Unfortunately a number of issues identified where the processor affinity 
settings from this now-unsupported approach would be calculated 
incorrectly, leading to potential performance issues.

SchedMD had been previously planning to remove this support in the next 
22.05 release, but a number of issues reported after the cgroup code 
refactoring have led us to remove this now, rather than try to correct 
issues with what has not been a recommended configuration for some time.
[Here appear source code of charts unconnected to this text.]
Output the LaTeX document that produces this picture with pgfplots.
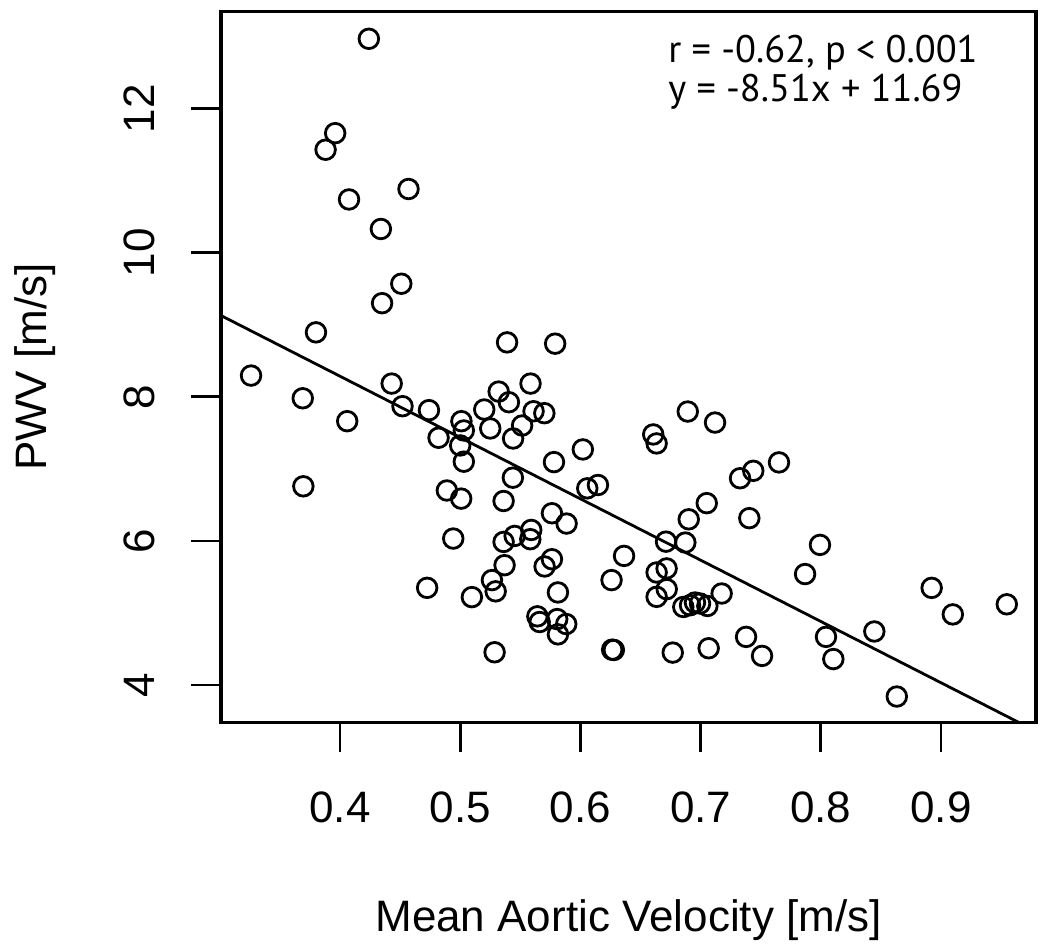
\documentclass[border=0pt]{standalone}
\usepackage{pgfplots}
\pgfplotsset{compat=1.18}
\usepackage{fontspec}
\setmainfont{Liberation Sans}
\newfontfamily\annfont{PT Sans}
\pgfplotstableread{
x y
0.424 12.97
0.396 11.66
0.388 11.43
0.457 10.885
0.4075 10.74
0.434 10.33
0.451 9.57
0.435 9.30
0.380 8.895
0.539 8.756
0.579 8.738
0.326 8.295
0.369 7.98
0.406 7.662
0.443 8.184
0.452 7.87
0.474 7.815
0.482 7.432
0.501 7.662
0.503 7.533
0.500 7.325
0.503 7.10
0.520 7.824
0.532 8.073
0.5405 7.925
0.525 7.561
0.5585 8.184
0.561 7.80
0.570 7.773
0.5515 7.602
0.544 7.422
0.602 7.27
0.578 7.094
0.6606 7.478
0.6634 7.353
0.6057 6.73
0.6146 6.776
0.3695 6.758
0.5438 6.878
0.4889 6.70
0.5008 6.587
0.5361 6.554
0.5763 6.384
0.5885 6.241
0.4942 6.033
0.5361 5.986
0.5453 6.069
0.5591 6.152
0.5583 6.024
0.5369 5.663
0.5763 5.746
0.5702 5.645
0.6363 5.792
0.6259 5.456
0.6634 5.562
0.6717 5.618
0.6634 5.224
0.4725 5.349
0.5264 5.456
0.5295 5.30
0.5097 5.22
0.5813 5.285
0.5642 4.953
0.5661 4.874
0.5807 4.915
0.5882 4.846
0.5813 4.703
0.5286 4.454
0.6264 4.49
0.6278 4.486
0.6893 7.796
0.712 7.643
0.7652 7.09
0.7438 6.973
0.7328 6.87
0.7051 6.524
0.7405 6.316
0.6901 6.30
0.6712 5.99
0.6873 5.977
0.6718 5.33
0.6856 5.083
0.6912 5.107
0.6953 5.145
0.6995 5.131
0.7056 5.097
0.7175 5.27
0.7993 5.945
0.7869 5.54
0.8922 5.348
0.9098 4.98
0.9547 5.12
0.7378 4.668
0.7511 4.404
0.8043 4.668
0.8104 4.36
0.8445 4.743
0.8632 3.84
0.6768 4.45
0.7067 4.51
}\pwvdata
\begin{document}
\begin{tikzpicture}
\path[use as bounding box] (-110.5pt,-113.85pt) rectangle (414.5pt,361.15pt);
\begin{axis}[
  at={(0pt,0pt)}, anchor=south west,
  scale only axis, width=407.5pt, height=355.3pt,
  xmin=0.301, xmax=0.979, ymin=3.482, ymax=13.346,
  axis line style={line width=1.6pt},
  xtick={0.4,0.5,0.6,0.7,0.8,0.9}, ytick={4,6,8,10,12},
  xtick pos=bottom, ytick pos=left,
  tick align=outside, major tick length=15pt,
  tick style={line width=1.4pt, black},
  /pgf/number format/assume math mode=true,
  /pgf/number format/fixed, /pgf/number format/precision=1,
  xticklabel={\pgfmathprintnumber[fixed,fixed zerofill,precision=1]{\tick}},
  ticklabel style={font=\fontsize{22}{26}\selectfont},
  xticklabel style={anchor=base},
  xticklabel shift=35.2pt,
  yticklabel style={rotate=90, anchor=base},
  yticklabel shift=18pt,
  every axis x label/.style={at={(axis description cs:0.5,-0.2947)}, anchor=base},
  every axis y label/.style={at={(axis description cs:-0.2135,0.5)}, rotate=90, anchor=base},
  label style={font=\fontsize{22}{26}\selectfont},
  xlabel={Mean Aortic Velocity [m/s]},
  ylabel={PWV [m/s]},
]
\addplot[only marks, mark=o, mark size=4.9pt, mark options={line width=1.4pt, black}] table[x=x, y=y] {\pwvdata};
\addplot[no markers, line width=1.4pt, black] coordinates {(0.301,9.1285) (0.979,3.3587)};
\node[anchor=base west, inner sep=0pt, font=\annfont\fontsize{19.2}{22}\selectfont] at (rel axis cs:0.5485,0.9292) {r = -0.62, p < 0.001};
\node[anchor=base west, inner sep=0pt, font=\annfont\fontsize{19.2}{22}\selectfont] at (rel axis cs:0.5485,0.8733) {y = -8.51x + 11.69};
\end{axis}
\end{tikzpicture}
\end{document}
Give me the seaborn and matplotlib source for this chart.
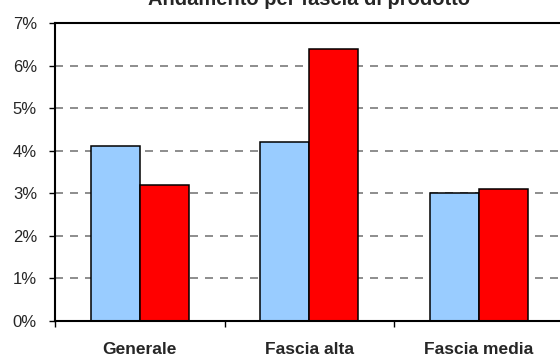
import pandas as pd
import matplotlib.pyplot as plt
import seaborn as sns
from matplotlib.ticker import FuncFormatter

# Data
categorie = ['Generale', 'Fascia alta', 'Fascia media']
serie_1 = [4.1, 4.2, 3.0]
serie_2 = [3.2, 6.4, 3.1]
tick_pct = [0, 1, 2, 3, 4, 5, 6, 7]

df = pd.DataFrame({
    'Categoria': categorie * 2,
    'Valore': serie_1 + serie_2,
    'Serie': ['Serie 1'] * 3 + ['Serie 2'] * 3,
})

sns.set_style("white")
plt.rcParams['font.family'] = ['Liberation Sans', 'DejaVu Sans']

fig = plt.figure(figsize=(5.6, 3.56), dpi=100)
# plot area runs a little past the right edge, as in the cropped original
ax = fig.add_axes([55 / 560, 1 - 321 / 356, (563.5 - 55) / 560, (321 - 23) / 356])

sns.barplot(data=df, x='Categoria', y='Valore', hue='Serie',
            palette=['#99CCFF', '#FF0000'], saturation=1, width=0.58,
            edgecolor='black', linewidth=1.1, legend=False, ax=ax)

ax.set_ylim(0, 7)
ax.set_xlim(-0.5, 2.5)
ax.set_yticks(tick_pct)
ax.yaxis.set_major_formatter(FuncFormatter(lambda v, p: f'{int(v)}%'))
for y in tick_pct[1:-1]:
    ax.axhline(y, color='#7a7a7a', linestyle=(0, (4.8, 4.2)), linewidth=1.2, zorder=0)

ax.set_xticks([0, 1, 2])
ax.set_xticklabels(categorie, fontweight='bold', fontsize=12.5)
ax.set_xticks([-0.5, 0.5, 1.5, 2.5], minor=True)
ax.tick_params(axis='x', which='major', length=0, pad=15)
ax.tick_params(axis='x', which='minor', length=4, width=1, color='black', direction='out', bottom=True)
ax.tick_params(axis='y', length=4, width=1, color='black', direction='out', left=True,
               labelsize=12, pad=9)
ax.set_xlabel('')
ax.set_ylabel('')

for s in ['left', 'bottom', 'top', 'right']:
    ax.spines[s].set_color('black')
    ax.spines[s].set_linewidth(1.5)

# title is cropped at the top edge in the original image
ax.set_title('Andamento per fascia di prodotto', fontweight='bold', fontsize=14.5, pad=13)

fig.savefig('out.png', dpi=100)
Slurm can be downloaded from https://www.schedmd.com/downloads.php .

- Tim

-- 
Tim Wickberg
Chief Technology Officer, SchedMD LLC
Commercial Slurm Development and Support

> * Changes in Slurm 21.08.2
> ==========================
>  -- slurmctld - fix how the max number of cores on a node in a partition are
>     calculated when the partition contains multi-socket nodes. This in turn
>     corrects certain jobs node count estimations displayed client-side.
>  -- job_submit/cray_aries - fix "craynetwork" GRES specification after changes
>     introduced in 21.08.0rc1 that made TRES always have a type prefix.
>  -- Ignore nonsensical check in the slurmd for [Pro|Epi]logSlurmctld.
>  -- Fix writing to stderr/syslog when systemd runs slurmctld in the foreground.
>  -- Fix locking around log level setting routines.
>  -- Fix issue with updating job started with node range.
>  -- Fix issue with nodes not clearing state in the database when the slurmctld
>     is started with clean-start.
>  -- Fix hetjob components > 1 timing out due to InactiveLimit.
>  -- Fix sprio printing -nan for normalized association priority if
>     PriorityWeightAssoc was not defined.
>  -- Disallow FirstJobId=0.
>  -- Preserve job start info in the database for a requeued job that hadn't
>     registered the first time in the database yet.
>  -- Only send one message on prolog failure from the slurmd.
>  -- Remove support for TaskAffinity=yes in cgroup.conf.
>  -- accounting_storage/mysql - fix issue where querying jobs via sacct
>     --whole-hetjob=yes or slurmrestd (which automatically includes this flag)
>     could in some cases return more records than expected.
>  -- Fix issue for preemption of job array task that makes afterok dependency
>     fail. Additionally, send emails when requeueing happens due to preemption.
>  -- Fix sending requeue mail type.
>  -- Properly resize a job's GRES bitmaps and counts when resizing the job.
>  -- Fix node being able to transition to CLOUD state from non-cloud state.
>  -- Fix regression introduced in 21.08.0rc1 which broke a step's ability to
>     inherit GRES from the job when the step didn't request GRES but the job did.
>  -- Fix errors in logic when picking nodes based on bracketed anded constraints.
>     This also enforces the requirement to have a count when using such
>     constraints.
>  -- Handle job resize better in the database.
>  -- Exclude currently running, resized jobs from the runaway jobs list.
>  -- Make it possible to shrink a job more than once.